Rabbi Epstein was born in Slonim, Belarus, then part of the Russian Empire, on July 10, 1912. He studied in Mir, and escaped with the yeshiva to Shanghai during World War II. After the war, he and other refugees traveled to Canada, and en route to Montreal, stopped in Toronto, where he met Rabbi Yaakov Kamenetsky, then a rabbi in Toronto. Rabbi Kamenetsky was impressed by him and later called him back to Toronto where he was given a teaching position in the Talmud Torah and yeshiva. When Rabbi Kamenetsky moved to New York and was appointed rosh yeshiva of Yeshiva Torah Vodaath, Rabbi Epstein followed and became a teacher there as well. The two rabbis shared maintained a close relationship, with Rabbi Epstein's wedding taking place in the Kamenetsky home. After leaving Torah Vodaath, he was appointed rosh yeshiva of Yeshiva Shaar HaTorah- Grodno in Queens, named for the yeshiva in Grodno of his wife's grandfather, Rabbi Shimon Shkop.

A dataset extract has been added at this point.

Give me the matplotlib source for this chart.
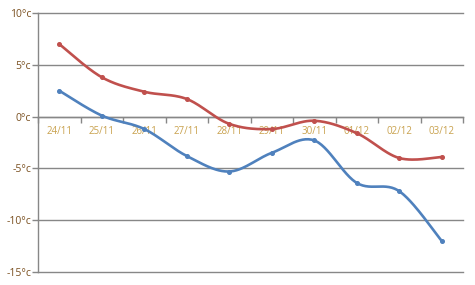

Epstein maintained a relatively low profile – for example, he did not join the Moetzes Gedolei HaTorah, despite numerous invitations. His non-membership in the Moetzes, however, was a mere formality, as he still served as the address of last resort for many of the thorniest problems facing Klal Yisrael. His approbation was sought (and received) for a number of major projects, such as the Schottenstein edition of both the Talmud Bavli and Yerushalmi of which he was a big supporter of. He is known to have been a close confidant of several gedolei hador of the previous generation, including Rav Yaakov Kamenetsky and Rav Elazar Shach.

Epstein married a granddaughter of Shimon Shkop, rosh yeshiva of the original Yeshiva Shaar HaTorah-Grodno. He had two children, a son named Kalman and a daughter named Elka. His son and successor, Rabbi Kalman Epstein, a Torah scholar in his own right, gives the highest level shiur in the Yeshiva. The lower level post High school lecture was given by Rabbi Shalom Spitz, and now as of 2021 given by Rabbi Zelik's grandson, Rabbi Kalman's son. In his later years, Epstein gave only one lecture a week, on Sefer Hamitzvot, written by Maimonidies. His son also assisted his father in running the Yeshiva due to the latter's advanced age.

Epstein supported Nathan Kamenetsky and his book Making of a Godol, stating in a letter to Yosef Sholom Eliashiv that "in my opinion there is no justification whatsoever to ban the aforementioned book."